Le personalità artistiche di Schumann nella convincente interpretazione di Chiesa e Baglini

Baglini Chiesa

Apollineo e dionisiaco. Questa è la dicotomia che sta alla base, non solo della produzione musicale di un gigante del romanticismo come Robert Schumann, ma di tutto il suo essere uomo dell’Ottocento. Eusebio e Florestano erano le due personalità artistiche che il compositore stesso individuava nella propria musica: il primo era latore di riflessione, mentre il secondo d’impetuosità. Con questa lente va letta l’interpretazione che il duo composto da Silvia Chiesa al violoncello e Maurizio Baglini al pianoforte hanno offerto agli spettatori dell’Emilia Romagna Festival nella splendida cornice del Ridotto del Teatro Masini di Faenza lunedì 19 marzo.

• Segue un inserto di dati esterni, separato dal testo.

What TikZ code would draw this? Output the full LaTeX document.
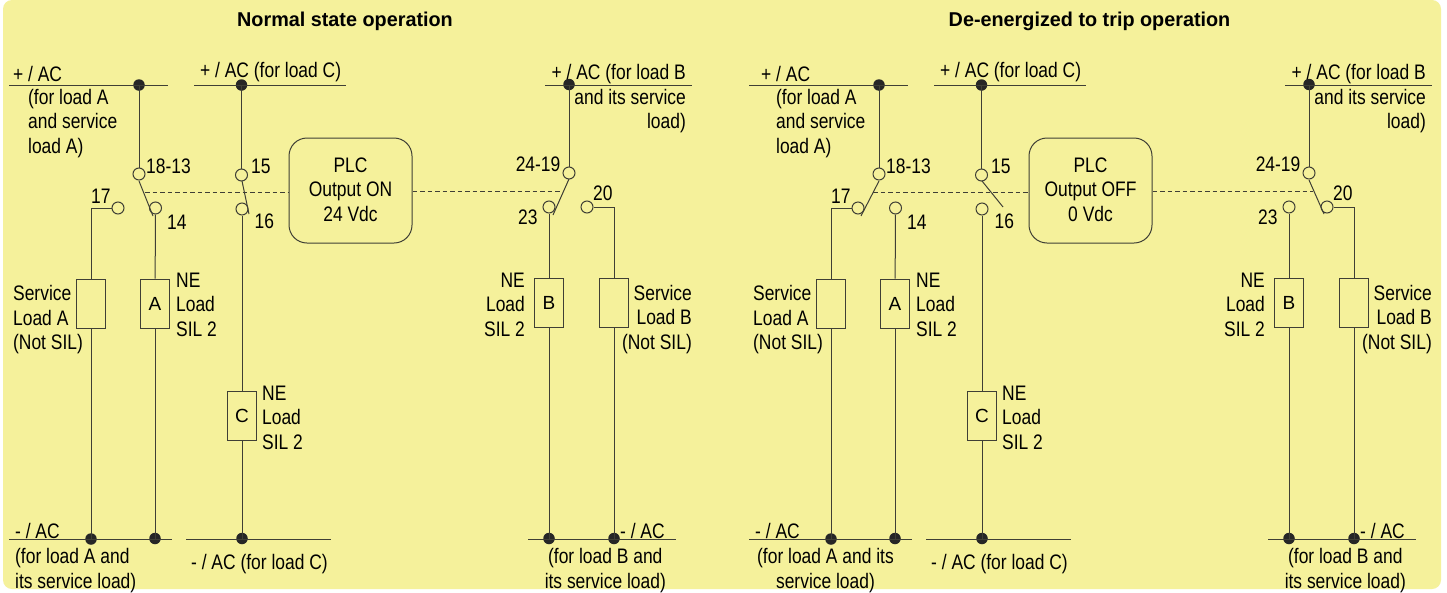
\documentclass[tikz,border=0pt]{standalone}
\usepackage{fontspec}
\setmainfont{Liberation Sans}
\definecolor{panelyellow}{HTML}{F5F19B}
\definecolor{wirecolor}{HTML}{3F3F35}
\tikzset{
  lbl/.style={font=\fontsize{21}{24.5}\selectfont, inner sep=0pt, xscale=0.83, transform shape, text=black},
  ttl/.style={font=\bfseries\fontsize{20}{24}\selectfont, inner sep=0pt, xscale=0.99, transform shape},
  wire/.style={draw=wirecolor, line width=1pt},
  link/.style={draw=wirecolor, line width=0.9pt, dash pattern=on 4.5pt off 3pt},
  term/.style={circle, draw=wirecolor, line width=1pt, minimum size=12pt, inner sep=0pt},
  dot/.style={circle, fill=black!85, minimum size=11.5pt, inner sep=0pt},
  load/.style={rectangle, draw=wirecolor, line width=1pt, minimum width=29pt, minimum height=49pt, inner sep=0pt, font=\fontsize{19}{20}\selectfont},
  plc/.style={rectangle, rounded corners=18pt, draw=wirecolor, line width=1pt, minimum width=123pt, minimum height=105pt}
}
\begin{document}
\begin{tikzpicture}[x=1pt,y=-1pt]
  \useasboundingbox (0,0) rectangle (1447,592);
  \fill[white] (0,0) rectangle (1447,592);
  \fill[panelyellow, rounded corners=9pt] (3,0) rectangle (1441,589);

  \node[ttl] (titleN) at (345,21) {Normal state operation};
  \node[ttl] (titleD) at (1089.5,21) {De-energized to trip operation};

  \foreach \p/\dx in {l/0,r/740} {
    \begin{scope}[xshift=\dx pt]
      \coordinate (\p-busA1) at (9,85);
      \coordinate (\p-busA2) at (168,85);
      \coordinate (\p-busC1) at (194,85);
      \coordinate (\p-busC2) at (346,85);
      \coordinate (\p-busB1) at (545,85);
      \coordinate (\p-busB2) at (692,85);
      \coordinate (\p-botA1) at (9,539);
      \coordinate (\p-botA2) at (172,539);
      \coordinate (\p-botC1) at (186,539);
      \coordinate (\p-botC2) at (331,539);
      \coordinate (\p-botB1) at (528,539);
      \coordinate (\p-botB2) at (676,539);
      \node[dot] (\p-dotA) at (139,85) {};
      \node[dot] (\p-dotC) at (241.5,85) {};
      \node[dot] (\p-dotB) at (569,84.5) {};
      \node[dot] (\p-dotS) at (91,539) {};
      \node[dot] (\p-dotL) at (155,538.5) {};
      \node[dot] (\p-dotK) at (242,538.5) {};
      \node[dot] (\p-dotN) at (549,538.5) {};
      \node[dot] (\p-dotT) at (614,538.5) {};
      \node[term] (\p-t18) at (139,174) {};
      \node[term] (\p-t14) at (155.5,208) {};
      \node[term] (\p-t17) at (118,208) {};
      \node[term] (\p-t15) at (241.5,175) {};
      \node[term] (\p-t16) at (242,209) {};
      \node[term] (\p-t24) at (569,173) {};
      \node[term] (\p-t23) at (549,207) {};
      \node[term] (\p-t20) at (587,207) {};
      \node[load] (\p-boxS) at (91,303.5) {};
      \node[load] (\p-boxA) at (155,303.5) {A};
      \node[load] (\p-boxC) at (242,415.5) {C};
      \node[load] (\p-boxB) at (549,302.5) {B};
      \node[load] (\p-boxT) at (614,302.5) {};
      \draw[wire] (\p-busA1) -- (\p-busA2);
      \draw[wire] (\p-busC1) -- (\p-busC2);
      \draw[wire] (\p-busB1) -- (\p-busB2);
      \draw[wire] (\p-botA1) -- (\p-botA2);
      \draw[wire] (\p-botC1) -- (\p-botC2);
      \draw[wire] (\p-botB1) -- (\p-botB2);
      \draw[wire] (\p-dotA.center) -- (\p-t18);
      \draw[wire] (\p-dotC.center) -- (\p-t15);
      \draw[wire] (\p-dotB.center) -- (\p-t24);
      \draw[wire] (\p-t17.west) -| (\p-boxS.north);
      \draw[wire] (\p-boxS.south) -- (\p-dotS.center);
      \draw[wire] (\p-t14) -- (\p-boxA);
      \draw[wire] (\p-boxA.south) -- (\p-dotL.center);
      \draw[wire] (\p-t16) -- (\p-boxC);
      \draw[wire] (\p-boxC.south) -- (\p-dotK.center);
      \draw[wire] (\p-t23) -- (\p-boxB);
      \draw[wire] (\p-boxB.south) -- (\p-dotN.center);
      \draw[wire] (\p-t20.east) -| (\p-boxT.north);
      \draw[wire] (\p-boxT.south) -- (\p-dotT.center);
      \node[lbl, anchor=west] (\p-n1813) at (146,166) {18-13};
      \node[lbl, anchor=west] (\p-n14) at (167,222) {14};
      \node[lbl, anchor=west] (\p-n17) at (91,196) {17};
      \node[lbl, anchor=west] (\p-n15) at (251,166) {15};
      \node[lbl, anchor=west] (\p-n16) at (254.5,221) {16};
      \node[lbl, anchor=east] (\p-n2419) at (560.5,164) {24-19};
      \node[lbl, anchor=west] (\p-n23) at (518,217) {23};
      \node[lbl, anchor=west] (\p-n20) at (593,193) {20};
      \node[lbl, anchor=west] (\p-plusC) at (200,72) {+ / AC (for load C)};
      \node[lbl, anchor=east, align=right] (\p-plusB) at (686,99) {+ / AC (for load B\\and its service\\load)};
      \node[lbl, anchor=west, align=left] (\p-loadS) at (13,320) {Service\\Load A\\(Not SIL)};
      \node[lbl, anchor=west, align=left] (\p-loadA) at (176,304.5) {NE\\Load\\SIL 2};
      \node[lbl, anchor=west, align=left] (\p-loadC) at (262,417.5) {NE\\Load\\SIL 2};
      \node[lbl, anchor=east, align=right] (\p-loadB) at (525,304.5) {NE\\Load\\SIL 2};
      \node[lbl, anchor=east, align=right] (\p-loadT) at (692,319.5) {Service\\Load B\\(Not SIL)};
      \node[lbl, anchor=west] (\p-minusC) at (191,564) {- / AC (for load C)};
      \node[lbl, anchor=west] (\p-minusB) at (620,531) {- / AC};
      \node[lbl, anchor=east, align=center] (\p-minusT) at (666,570.5) {(for load B and\\its service load)};
      \node[lbl, anchor=west] (\p-minusA) at (15,531) {- / AC};
    \end{scope}
  }

  \node[lbl, anchor=west] (l-plusA) at (13,74) {+ / AC};
  \node[lbl, anchor=west, align=left] (l-forA) at (28,123.5) {(for load A\\and service\\load A)};
  \node[lbl, anchor=west, align=left] (l-minusL) at (15,570.5) {(for load A and\\its service load)};
  \node[plc] (l-plc) at (350.5,190.5) {};
  \node[lbl, align=center] (l-plctext) at (350.5,189.5) {PLC\\Output ON\\24 Vdc};
  \coordinate (l-bladeA1) at (139,181);
  \coordinate (l-bladeA2) at (153,216);
  \coordinate (l-bladeC1) at (242,181);
  \coordinate (l-bladeC2) at (249,214);
  \coordinate (l-bladeB1) at (569,179);
  \coordinate (l-bladeB2) at (553,215);
  \coordinate (l-linkA) at (145,192);
  \coordinate (l-linkB) at (564,191);
  \draw[wire] (l-bladeA1) -- (l-bladeA2);
  \draw[wire] (l-bladeC1) -- (l-bladeC2);
  \draw[wire] (l-bladeB1) -- (l-bladeB2);
  \draw[link] (l-linkA) -- (l-linkA -| l-plc.west);
  \draw[link] (l-plc.east |- l-linkB) -- (l-linkB);

  \node[lbl, anchor=west] (r-plusA) at (761,74) {+ / AC};
  \node[lbl, anchor=west, align=left] (r-forA) at (776,123.5) {(for load A\\and service\\load A)};
  \node[lbl, anchor=west, align=center] (r-minusL) at (757,570.5) {(for load A and its\\service load)};
  \node[plc] (r-plc) at (1090.5,190.5) {};
  \node[lbl, align=center] (r-plctext) at (1090.5,189.5) {PLC\\Output OFF\\0 Vdc};
  \coordinate (r-bladeA1) at (879,181);
  \coordinate (r-bladeA2) at (861,216);
  \coordinate (r-bladeC1) at (982,181);
  \coordinate (r-bladeC2) at (1003,207);
  \coordinate (r-bladeB1) at (1309,180);
  \coordinate (r-bladeB2) at (1324,214);
  \coordinate (r-linkA) at (873,192);
  \coordinate (r-linkB) at (1313,191);
  \draw[wire] (r-bladeA1) -- (r-bladeA2);
  \draw[wire] (r-bladeC1) -- (r-bladeC2);
  \draw[wire] (r-bladeB1) -- (r-bladeB2);
  \draw[link] (r-linkA) -- (r-linkA -| r-plc.west);
  \draw[link] (r-plc.east |- r-linkB) -- (r-linkB);
\end{tikzpicture}
\end{document}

I Phantasiestücke op.73, ottimo esempio di quella musica destinata dal compositore all’esecuzione casalinga, la Hausmusik dei coniugi Schumann e dei loro otto figli, erano stati concepiti in origine per pianoforte e clarinetto, tuttavia, come detto da Baglini nel cappello introduttivo, proprio il musicista tedesco aveva aperto l’esecuzione anche ad altri strumenti monodici, tra cui il violoncello del quale ammirava la profonda espressività.

L’Adagio e Allegro op.70, anch’esso destinato originariamente non al violoncello, ma al corno, manifesta quell’animo duplice che è insito nella visione musicale di Schumann. L’interpretazione che il duo ne dà è nettamente figlia di un grande lavoro di ricerca verso questa visione bipartita del pensiero del compositore di Zwickau.

All’interno di questa integrale delle opere schumaniane per violoncello e pianoforte ha trovato spazio un’interessantissima lettura delle Kinderszenen op.15, grazie alla quale il pubblico faentino ha potuto apprezzare i (rari) pianissimi che Baglini ha regalato alla platea, purtroppo non gremita, del Ridotto del Masini.

In chiusura i Fünf Stücke in Volkston op.102, eseguiti in pubblico per la prima volta, alla Gewandhaus Saal di Lipsia, solamente tre anni dopo la morte del compositore tedesco, hanno permesso ai bravi interpreti di definire a tutto tondo la loro personale visione della produzione schumanniana, forse leggermente troppo concentrata sull’importanza della disgraziata vita del musicista romantico, ma comunque assai convincente.

Non sono mancati i bis, il bel Vocalise di Sergej Rachmaninov e il secondo movimento dalla Sonata op.38 di Johannes Brahms, che hanno congedato il pubblico soddisfacendo anche le orecchie più esigenti.